GR 219708; (October, 2018) (Digest)
G.R. No. 219708. October 03, 2018
TOURISM INFRASTRUCTURE AND ENTERPRISE ZONE AUTHORITY, PETITIONER, VS. GLOBAL-V BUILDERS CO., RESPONDENT.
FACTS
The Philippine Tourism Authority (PTA), whose functions were later assumed by the Tourism Infrastructure and Enterprise Zone Authority (TIEZA), entered into five Memoranda of Agreement (MOAs) with Global-V Builders Co. (Global-V) for various infrastructure projects in Boracay and Banaue between 2007 and 2008. These projects were procured either through competitive bidding or negotiated procurement under Republic Act (R.A.) No. 9184, the Government Procurement Reform Act. In 2012, Global-V filed a Request for Arbitration before the Construction Industry Arbitration Commission (CIAC) to collect unpaid bills, interest, and damages totaling over P16 million from TIEZA.
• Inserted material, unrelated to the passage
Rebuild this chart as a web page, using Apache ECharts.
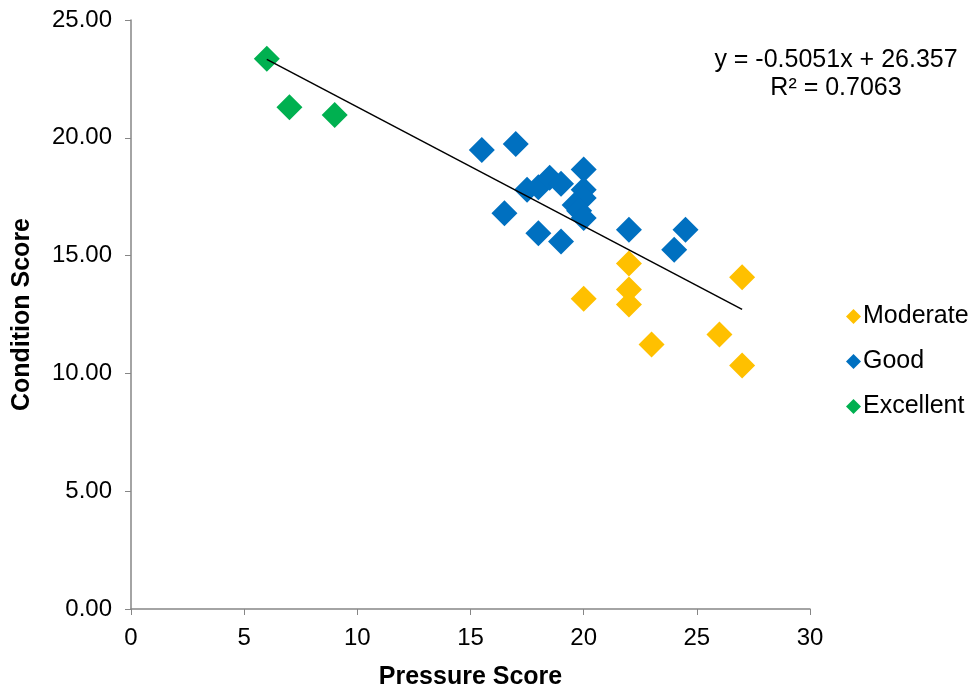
<!DOCTYPE html>
<html>
<head>
<meta charset="utf-8">
<script src="https://cdn.jsdelivr.net/npm/echarts@6/dist/echarts.min.js"></script>
<style>
  html, body { margin: 0; padding: 0; background: #fff; }
  #chart { width: 980px; height: 695px; }
</style>
</head>
<body>
<div id="chart"></div>
<script>
// [pressure, condition]
var moderate = [
    [22, 14.66], [27, 14.08], [20, 13.17], [22, 13.56], [22, 12.92],
    [26, 11.65], [23, 11.23], [27, 10.34]
];
var good = [
    [15.5, 19.48], [17, 19.74], [16.5, 16.8], [17.5, 17.8], [18, 17.9],
    [18.5, 18.3], [19, 18.05], [18, 15.95], [19, 15.6], [20, 18.65],
    [20, 17.8], [20, 17.45], [19.6, 17.15], [19.8, 16.9], [20, 16.6],
    [22, 16.1], [24.5, 16.1], [24, 15.25]
];
var excellent = [[6, 23.35], [7, 21.3], [9, 20.97]];
var trend = [[6, 23.33], [27, 12.72]];
var seriesNames = ['Moderate', 'Good', 'Excellent'];
var colors = ['#FFC000', '#0070C0', '#00B050'];
var eqText = ['y = -0.5051x + 26.357', 'R\u00B2 = 0.7063'];

var chart = echarts.init(document.getElementById('chart'));
var font = 'Liberation Sans, Arial, sans-serif';

var series = [moderate, good, excellent].map(function (d, i) {
    return {
        name: seriesNames[i],
        type: 'scatter',
        symbol: 'diamond',
        symbolSize: 26,
        itemStyle: { color: colors[i], opacity: 1 },
        data: d,
        z: 2
    };
});
// linear trendline, drawn over the markers
series.push({
    name: 'trend',
    type: 'line',
    data: trend,
    symbol: 'none',
    lineStyle: { color: '#000', width: 1.5 },
    z: 5,
    silent: true
});

var option = {
    animation: false,
    textStyle: { fontFamily: font },
    grid: { left: 131, right: 170, top: 20, bottom: 85 },
    legend: {
        data: seriesNames.map(function (n) { return { name: n, icon: 'diamond' }; }),
        orient: 'vertical',
        left: 841,
        top: 299,
        itemWidth: 15,
        itemHeight: 15,
        itemGap: 20,
        textStyle: { fontSize: 25, color: '#000', fontFamily: font, padding: [0, 0, 0, -3] }
    },
    xAxis: {
        type: 'value',
        min: 0, max: 30, interval: 5,
        name: 'Pressure Score',
        nameLocation: 'middle',
        nameGap: 56,
        nameTextStyle: { fontSize: 25, fontWeight: 'bold', color: '#000', fontFamily: font },
        axisLine: { show: true, lineStyle: { color: '#868686', width: 1.5 } },
        axisTick: { show: true, length: 6, lineStyle: { color: '#868686' } },
        axisLabel: { fontSize: 24, color: '#000', margin: 17 },
        splitLine: { show: false }
    },
    yAxis: {
        type: 'value',
        min: 0, max: 25, interval: 5,
        name: 'Condition Score',
        nameLocation: 'middle',
        nameGap: 96,
        nameTextStyle: { fontSize: 25, fontWeight: 'bold', color: '#000', fontFamily: font },
        axisLine: { show: true, lineStyle: { color: '#868686', width: 1.5 } },
        axisTick: { show: true, length: 6, lineStyle: { color: '#868686' } },
        axisLabel: {
            fontSize: 24, color: '#000', margin: 19,
            formatter: function (v) { return v.toFixed(2); }
        },
        splitLine: { show: false }
    },
    graphic: [{
        type: 'text',
        x: 836, y: 46,
        style: {
            text: eqText.join('\n'),
            align: 'center',
            lineHeight: 28,
            fontSize: 25,
            fontFamily: font,
            fill: '#000'
        }
    }],
    series: series
};
chart.setOption(option);
</script>
</body>
</html>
TIEZA refused arbitration and moved to dismiss the case for lack of jurisdiction. It argued that the CIAC could not acquire jurisdiction because the MOAs did not contain a specific arbitration clause, as required by the CIAC Rules. TIEZA also contended that Global-V failed to exhaust administrative remedies by not first filing a money claim with the Commission on Audit (COA). Global-V countered that Section 59 of R.A. No. 9184, which mandates arbitration for disputes arising from government procurement contracts, is deemed written into their agreements by operation of law, satisfying the arbitration agreement requirement.
ISSUE
Whether the CIAC validly acquired jurisdiction over the dispute despite the absence of a specific arbitration clause in the parties’ contracts and Global-V’s non-exhaustion of administrative remedies before the COA.
RULING
Yes, the CIAC validly acquired jurisdiction. The Supreme Court affirmed the rulings of the Arbitral Tribunal and the Court of Appeals. On the first ground, the Court held that the legal provision of Section 59 of R.A. No. 9184 is read into and forms an integral part of all government procurement contracts. This section explicitly provides that all disputes arising from the implementation of contracts covered by the Act shall be submitted to arbitration, and disputes within the CIAC’s competence shall be referred thereto. Therefore, by virtue of this statutory mandate, an arbitration agreement is deemed incorporated into the MOAs between TIEZA and Global-V, satisfying the jurisdictional requirement under the CIAC Rules.
On the second ground, the Court ruled that the doctrine of exhaustion of administrative remedies does not apply to prevent CIAC arbitration. A money claim against a government agency arising from a contract is distinct from a claim for audit disallowance. The COA’s primary jurisdiction is over the audit and settlement of public funds, not the adjudication of contractual disputes between the government and private contractors. The remedy of arbitration under R.A. No. 9184 is precisely the forum for resolving such implementation disputes. Consequently, Global-V was correct in directly resorting to CIAC arbitration without first seeking a ruling from the COA. The CIAC’s assumption of jurisdiction was proper.